La clause de non-concurrence sans contrepartie financière

Depuis 2011, la Cour de cassation considérait que l’absence de contrepartie financière à une clause de non-concurrence, entrainait systématiquement la nullité de cette clause. Ceci ouvrait droit à des dommages et intérêts pour le salarié pénalisé dans sa liberté de travailler. Dans une décision récente, la Cour de cassation est revenue sur l’aspect systématique du préjudice.

Clause de non-concurrence : conditions de validité

Pour être licite, la clause de non-concurrence doit répondre à 5 critères cumulatifs :

* être indispensable à la protection des intérêts légitimes de l’entreprise ;
* être limitée dans le temps ;
* être limitée dans l’espace ;
* tenir compte des spécificités de l’emploi du salarié ;
* comporter une contrepartie financière.

Dans un arrêt de 2008, une cour d’appel avait débouté un salarié de sa demande de dommages et intérêts concernant sa clause de non-concurrence sans compensation  pécuniaire. Elle avait estimé que la clause n’avait causé aucun préjudice au salarié car la résiliation du contrat de travail et l’annulation de la clause lui avaient permis de retrouver sa liberté d’exercer un même emploi chez un autre employeur.

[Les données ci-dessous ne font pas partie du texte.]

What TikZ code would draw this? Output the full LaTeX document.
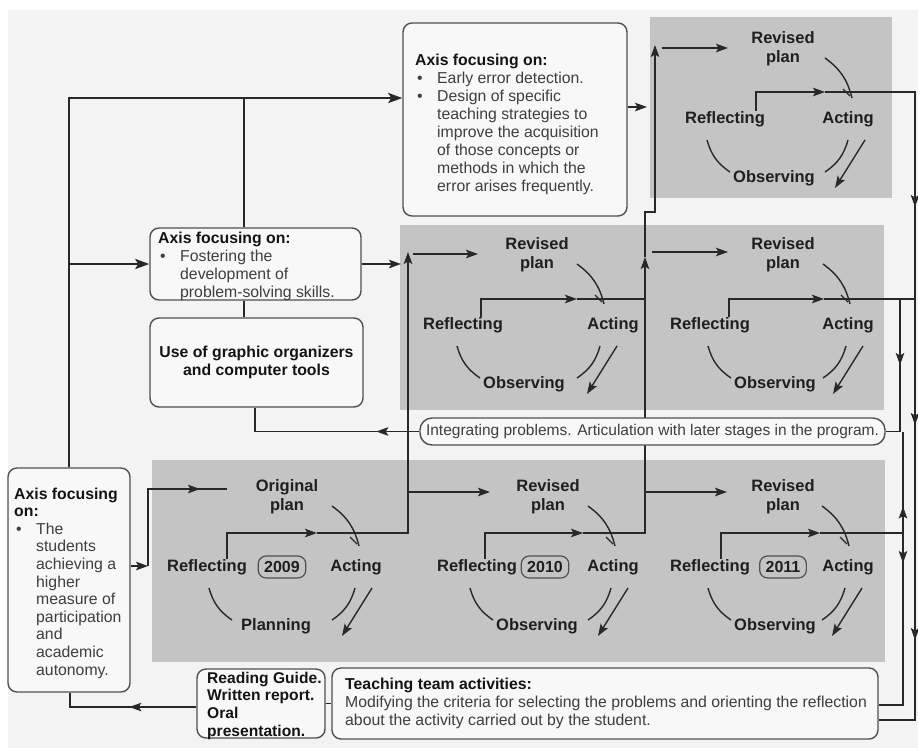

La Cour de cassation avait censuré cette décision en 2011, au motif que le salarié avait été nécessairement empêché, tout au long de sa relation de travail, de postuler dans des entreprises concurrentes. Ceci constituait donc une violation du principe fondamental de libre exercice d’une activité professionnelle ouvrant droit à des dommages et intérêts.

C’est sur ce point que la Cour de cassation est revenue.

Clause de non-concurrence : préjudice en l’absence de contrepartie financière

Un salarié dont la clause de non-concurrence était dépourvue de contrepartie financière s’était vu débouté par la cour d’appel de sa demande d’indemnisation au titre de ce préjudice. Fort des dispositions jurisprudentielles de 2011 et d’une situation assez semblable, il avait porté son affaire devant la Cour de cassation. 

Mais la Cour de cassation a rejeté cette demande aux motifs que l’existence d’un préjudice et l’évaluation de celui-ci relèvent du pouvoir souverain d’appréciation des juges du fond, en l’occurrence la cour d’appel. Celle-ci ayant estimé que le salarié n’avait subi aucun préjudice résultant de l’illicéité de la clause de non-concurrence, la demande n’était pas fondée. La Cour est ainsi revenue sur l’indemnisation systématique du préjudice de non compensation financière de la clause de non-concurrence. Selon ce dernier arrêt, le préjudice doit dorénavant être caractérisé. Le seul empêchement de postuler dans des entreprises concurrentes n’est plus suffisant et, selon les termes de l’arrêt, seuls les juges du fonds peuvent évaluer le préjudice d’après l’examen des faits.

Les salariés se voient donc privés de faire reconnaitre leur préjudice immatériel et de porter un recours auprès de la Cour de cassation pour contester la décision des juges d’appel.